The Path to Becoming a Volunteer Mediator

The Mediation Center of Dutchess County practices, trains, and apprentices in the style of transformative mediation. This approach informs our commitment to empowering community members to effectively transform conflict into conversation. Through a rigorous process of training, guided apprenticeship, and practical applications of learning, our volunteers achieve mastery before becoming certified to support community mediation. 

To become a volunteer, interested parties first attend an orientation session on transformative mediation, training, and apprenticeship overview. In total, our two-part process of active participation and learning begins with a minimum 30-hour initial training with a New York State Office of Court Administration certified trainer. A formal apprenticeship with a mentor and cohort will commence after the training. This stage typically lasts between 6 and 9 months. We’re grateful for the significant investments of time and energy that volunteer mediators make.

After an overwhelming response to our winter 2023 Initial Mediation Training we are not accepting further applications or able to respond to inquiries. You can sign up for our newsletter here to watch for future opportunities. This overview is for reference and future consideration purposes, only. 

Connect and Consider

To get started, potential volunteers sign up for an orientation session. During that session,  we’ll overview the process and address any questions you may have. The informal conversation will help both parties decide if they want to proceed.

Complete Initial Mediation Training

When trainings are available, prospective volunteers attend these multi-day sessions to learn foundational concepts and practices of transformative mediation. Led by a New York State Office of Court Administration certified trainer, these sessions equip volunteers with tools to become neutral, supportive facilitators.

Collaborative Learning Apprenticeship

Cohort Kick-Off

After successfully completing the initial training, accepted apprentices attend a cohort kick-off where they’ll meet MCDC staff, mentors, and overview the apprenticeship program. This initial session will introduce accepted apprentices to policies and procedures.

Initial Video Role Play

Accepted apprentices will then be asked to mediate a mock case, which will be filmed for review. The apprentice and their mentor will separately complete an assessment. With their mentor, they’ll review the assessment, watch the recording and tailor their training, objectives, and goals. This video serves as a baseline for their progress throughout the program. 


Apprentices will observe their mentor mediating at least three live cases. After observing these sessions, apprentices and mentors will debrief to incorporate critical components.

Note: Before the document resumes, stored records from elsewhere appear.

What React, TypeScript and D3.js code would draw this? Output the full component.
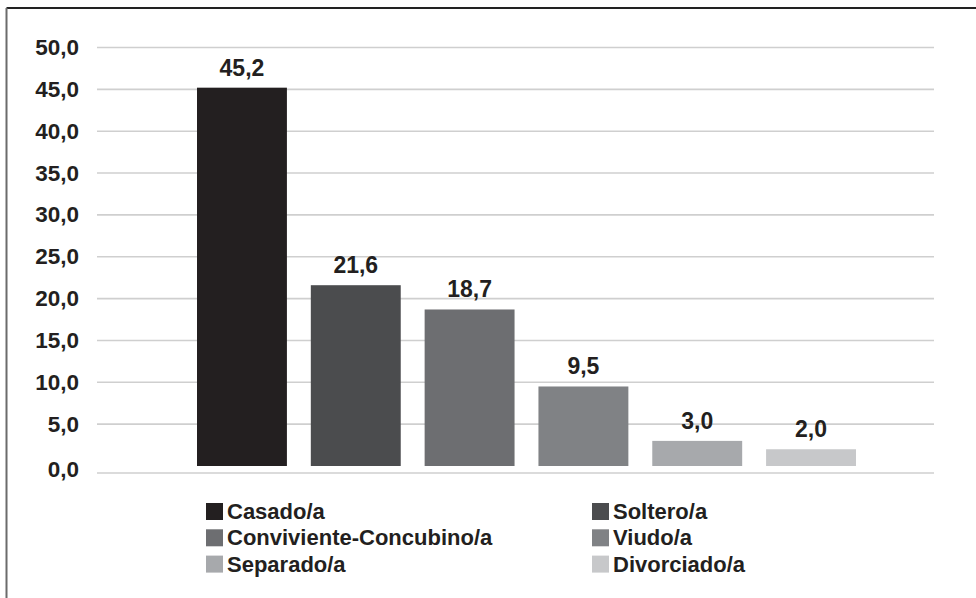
import React from "react";
import * as d3 from "d3";

const categories = ["Casado/a", "Soltero/a", "Conviviente-Concubino/a", "Viudo/a", "Separado/a", "Divorciado/a"];
const values = [45.2, 21.6, 18.7, 9.5, 3.0, 2.0];
const colors = ["#231f20", "#4b4c4e", "#6d6e71", "#808285", "#a7a9ac", "#c7c8ca"];
const yTicks = [0, 5, 10, 15, 20, 25, 30, 35, 40, 45, 50];

const W = 976;
const H = 598;
const fmt = (v: number) => v.toFixed(1).replace(".", ",");

export default function App() {
  const y = d3.scaleLinear().domain([0, 50]).range([466, 47.5]);
  const x = d3.scaleBand<string>().domain(categories).range([197, 856]).paddingInner(0.21).paddingOuter(0);
  const font = "'Liberation Sans', Arial, sans-serif";
  const legendOrder = [0, 1, 2, 3, 4, 5];
  return (
    <div style={{ position: "absolute", left: 0, top: 0 }}>
      <svg width={W} height={H} style={{ display: "block" }} fontFamily={font}>
        <rect x={0} y={0} width={W} height={H} fill="#fff" />
        <line x1={6.5} x2={W} y1={8} y2={8} stroke="#222" strokeWidth={1.8} />
        <line x1={6.5} x2={6.5} y1={8} y2={H} stroke="#6b6b6b" strokeWidth={2} />
        {yTicks.map((t) => (
          <g key={t}>
            <line x1={97} x2={934} y1={t === 0 ? 473 : y(t)} y2={t === 0 ? 473 : y(t)} stroke="#cfcfcf" strokeWidth={1.6} />
            <text x={79} y={t === 0 ? 469 : y(t)} textAnchor="end" dominantBaseline="central" fontSize={22.5} fontWeight="bold" fill="#231f20">
              {fmt(t)}
            </text>
          </g>
        ))}
        {categories.map((c, i) => (
          <g key={c}>
            <rect x={x(c)} y={y(values[i])} width={x.bandwidth()} height={y(0) - y(values[i])} fill={colors[i]} />
            <text x={(x(c) as number) + x.bandwidth() / 2} y={y(values[i]) - 12} textAnchor="middle" fontSize={23} fontWeight="bold" fill="#231f20">
              {fmt(values[i])}
            </text>
          </g>
        ))}
        {legendOrder.map((i) => {
          const col = i % 2;
          const row = Math.floor(i / 2);
          const lx = col === 0 ? 206 : 592;
          const ly = 503 + row * 26.3;
          return (
            <g key={i}>
              <rect x={lx} y={ly} width={17} height={17} fill={colors[i]} />
              <text x={lx + 21} y={ly + 8.5} dominantBaseline="central" fontSize={22} fontWeight="bold" fill="#231f20">
                {categories[i]}
              </text>
            </g>
          );
        })}
      </svg>
    </div>
  );
}
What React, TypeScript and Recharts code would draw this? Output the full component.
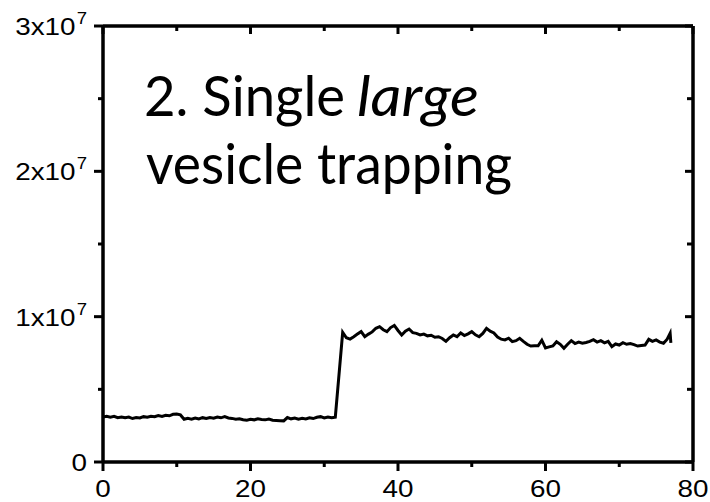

Working with mentors, apprentices will actively co-mediate at least 5 small claims cases. Throughout these sessions, mentors will provide guidance and feedback.

Mid-Point Written Assessment

Half-way through the apprenticeship stage, mentors will complete a written assessment of the apprentice, reflecting on their learning. This moment also provides an opportunity for apprentices and mentors to check-in on their experiences and the process. 

Final Video Role Play

Apprentices will mediate a mock case, which will again be filmed for review. 

Final Assessment

Based on the final video role play recording, mentors and apprentices will complete a final written assessment of the apprentice’s facilitation. Reviewing those assessments, the mentor will make a recommendation to MCDC regarding certification. 

If the apprentice is approved by MCDC staff and the mentor, they will be certified. At this phase, certified mediators become eligible to mediate small claims cases as well as non-family and community disputes.

Continue as an Active Mediator

Once volunteer mediators are certified, they must continue learning and serving. As guided by the Office of Court Administration, mediators must complete six hours of continuing education per year and mediate a minimum of 3 cases per year. As a volunteer mediator, you’ll get access to invitation-only advanced trainings. These might include topics like custody and visitation, special education, and more.

Our corps of active and enduring mediators make a meaningful difference in our community. We’re grateful for their mediating 97% of cases, generously sharing their time and skills to help transform conflict into conversation. 

As a Community Dispute Resolution Center operating in New York State, this process follows Office of Court Administration requirements for volunteer mediators. CDRC volunteers are expected to follow the New York State Unified Court System standards of conduct as outlined here.